In fact ceviche style dishes, are another iconic dish getting serious attention at the moment. Away from traditional ceviche, or aquachile bowls, small plated cured fish dishes are increasingly being garnished with segments of alternative citrus fruit. Brett Sutton at Somerset’s The White Post is currently offering a ceviche-inspired dish garnished with the Asian grapefruit pomelo and monksbeard. “It embraces the seasonality at this time of the year, adding a touch of lightness to the menu,” he says.

Another obscure citrus fruit that’s getting some action right now is the finger lime. Due to its unique structure, the interior of these slim limes is home to a large group of small spherical segments that are being used like a citrus caviar.
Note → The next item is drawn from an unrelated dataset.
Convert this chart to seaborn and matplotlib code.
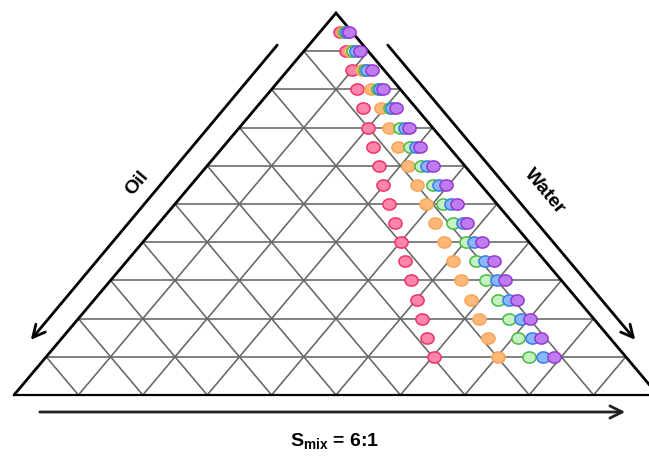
import numpy as np
import pandas as pd
import matplotlib.pyplot as plt
import seaborn as sns
from matplotlib.path import Path

# Smix level of each row (%), and water (%) of each point
smix = [95, 90, 85, 80, 75, 70, 65, 60, 55, 50, 45, 40, 35, 30, 25, 20, 15, 10]
water_pink = [3.1, 6.6, 10.0, 13.3, 16.7, 20.0, 23.3, 26.7, 29.8, 33.2, 36.7, 40.1, 43.2, 46.7, 50.1, 53.4, 56.6, 60.2]
water_orange = [3.6, 7.2, 11.5, 15.4, 19.5, 23.2, 27.1, 31.2, 35.1, 39.0, 42.9, 46.8, 50.7, 54.4, 58.5, 62.2, 66.1, 70.2]
water_green = [3.9, 7.6, 12.0, 16.5, 20.9, 24.9, 29.0, 33.2, 37.6, 41.6, 45.7, 50.2, 54.2, 58.3, 62.7, 66.9, 70.8, 75.0]
water_blue = [4.2, 8.1, 12.3, 16.8, 21.2, 25.7, 29.9, 34.1, 38.5, 42.9, 47.2, 51.4, 55.6, 60.0, 64.4, 68.7, 72.9, 77.1]
water_purple = [4.5, 8.7, 13.1, 17.3, 21.8, 26.3, 30.5, 35.1, 39.6, 43.8, 47.8, 52.7, 57.0, 61.2, 65.6, 70.1, 74.3, 78.9]

series = {"pink": water_pink, "orange": water_orange, "green": water_green,
          "blue": water_blue, "purple": water_purple}
fills = {"pink": "#ff85ad", "orange": "#ffb878", "green": "#c4f2c0",
         "blue": "#86b8fb", "purple": "#bf7cf0"}
edges = {"pink": "#ee3366", "orange": "#f5a65a", "green": "#48b848",
         "blue": "#3a7be8", "purple": "#9638d0"}

H = np.sqrt(3) / 2

rows = []
for name, w in series.items():
    for s, wv in zip(smix, w):
        rows.append({"series": name, "smix": s, "water": wv, "oil": 100 - s - wv})
df = pd.DataFrame(rows)
# oil at bottom-left, water at bottom-right, Smix at the top
df["X"] = df["water"] / 100 + df["smix"] / 200
df["Y"] = df["smix"] / 100 * H


def px2d(px, py):
    return (px - 14) / 644, (395 - py) / 382 * H


sns.set_style("white")
fig = plt.figure(figsize=(6.49, 4.57), dpi=100)
ax = fig.add_axes([0, 0, 1, 1])
ax.set_xlim(px2d(0, 0)[0], px2d(649, 0)[0])
ax.set_ylim(px2d(0, 457)[1], px2d(0, 0)[1])
ax.axis("off")

# grid
gc, gw = "#666666", 1.15
for k in range(1, 10):
    f = k / 10
    ax.plot([f / 2, 1 - f / 2], [f * H, f * H], color=gc, lw=gw, zorder=1)
    ax.plot([f, f + (1 - f) / 2], [0, (1 - f) * H], color=gc, lw=gw, zorder=1)
    ax.plot([1 - f, (1 - f) / 2], [0, (1 - f) * H], color=gc, lw=gw, zorder=1)

# outline
ax.plot([0, 0.5, 1], [0, H, 0], color="black", lw=2, zorder=2, solid_joinstyle="miter")
ax.plot([0, 1], [0, 0], color="black", lw=1.6, zorder=2)

# ellipse marker
t = np.linspace(0, 2 * np.pi, 60)
ellipse = Path(np.column_stack([1.18 * np.cos(t), np.sin(t)]), closed=True)

for name in series:
    sub = df[df["series"] == name]
    sns.scatterplot(data=sub, x="X", y="Y", ax=ax, marker=ellipse, s=90,
                    color=fills[name], edgecolor=edges[name], linewidth=1.1,
                    zorder=3, legend=False)

# axis arrows
arrow = dict(arrowstyle="->", lw=2, color="black", mutation_scale=22)
ax.annotate("", xy=px2d(29, 342), xytext=px2d(279, 43), arrowprops=arrow)
ax.annotate("", xy=px2d(637, 342), xytext=px2d(386, 43), arrowprops=arrow)
ax.annotate("", xy=px2d(628, 412), xytext=px2d(37, 412),
            arrowprops=dict(arrow, color="#222222"))

ax.text(*px2d(137, 183), "Oil", rotation=50, rotation_mode="anchor",
        ha="center", va="center", fontsize=14, fontweight="bold", color="black",
        family=["Liberation Sans", "DejaVu Sans"])
ax.text(*px2d(545, 192), "Water", rotation=-50, rotation_mode="anchor",
        ha="center", va="center", fontsize=14, fontweight="bold", color="black",
        family=["Liberation Sans", "DejaVu Sans"])

plt.rcParams["mathtext.fontset"] = "custom"
plt.rcParams["mathtext.bf"] = "Liberation Sans:bold"
plt.rcParams["mathtext.rm"] = "Liberation Sans:bold"
plt.rcParams["mathtext.default"] = "bf"
ax.text(*px2d(335, 441), r"S$_{mix}$ = 6:1", ha="center", va="center",
        fontsize=14, fontweight="bold", color="black",
        family=["Liberation Sans", "DejaVu Sans"])

fig.savefig("out.png", dpi=100)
Buddha’s hands are the strange fruits that look like a bunch of gnarled fingers, much like a group of jalapeño chilies. Peelings of this fruit can be used in a variety of salads and are also being utilised by some chefs in vibrant salsas and fresh chilled sauces.

The sharp, dry flavour profile of the kumquat makes it an ideal choice for cocktails front of house, while sorbets made from this little oval fruit can be a sleek, slightly bitter palate cleanser. A popular way to use the kumquat is in simple syrups that can help to strip down sweetness in desserts.

Of course, the reliable zestiness of the lemon should never be overlooked – it’s not always a case of forging new paths or exploring Asian and Latin American cuisines. The pureness of Amalfi lemons, with their alluring backnote of sweetness in the finish, is what made these remarkable lemons so famous.

From robust savoury dishes, to sweet juicy desserts, the balancing act of acidity is what transforms a dish from being more that just the sum of its parts, and a reminder of just how versatile citrus can be.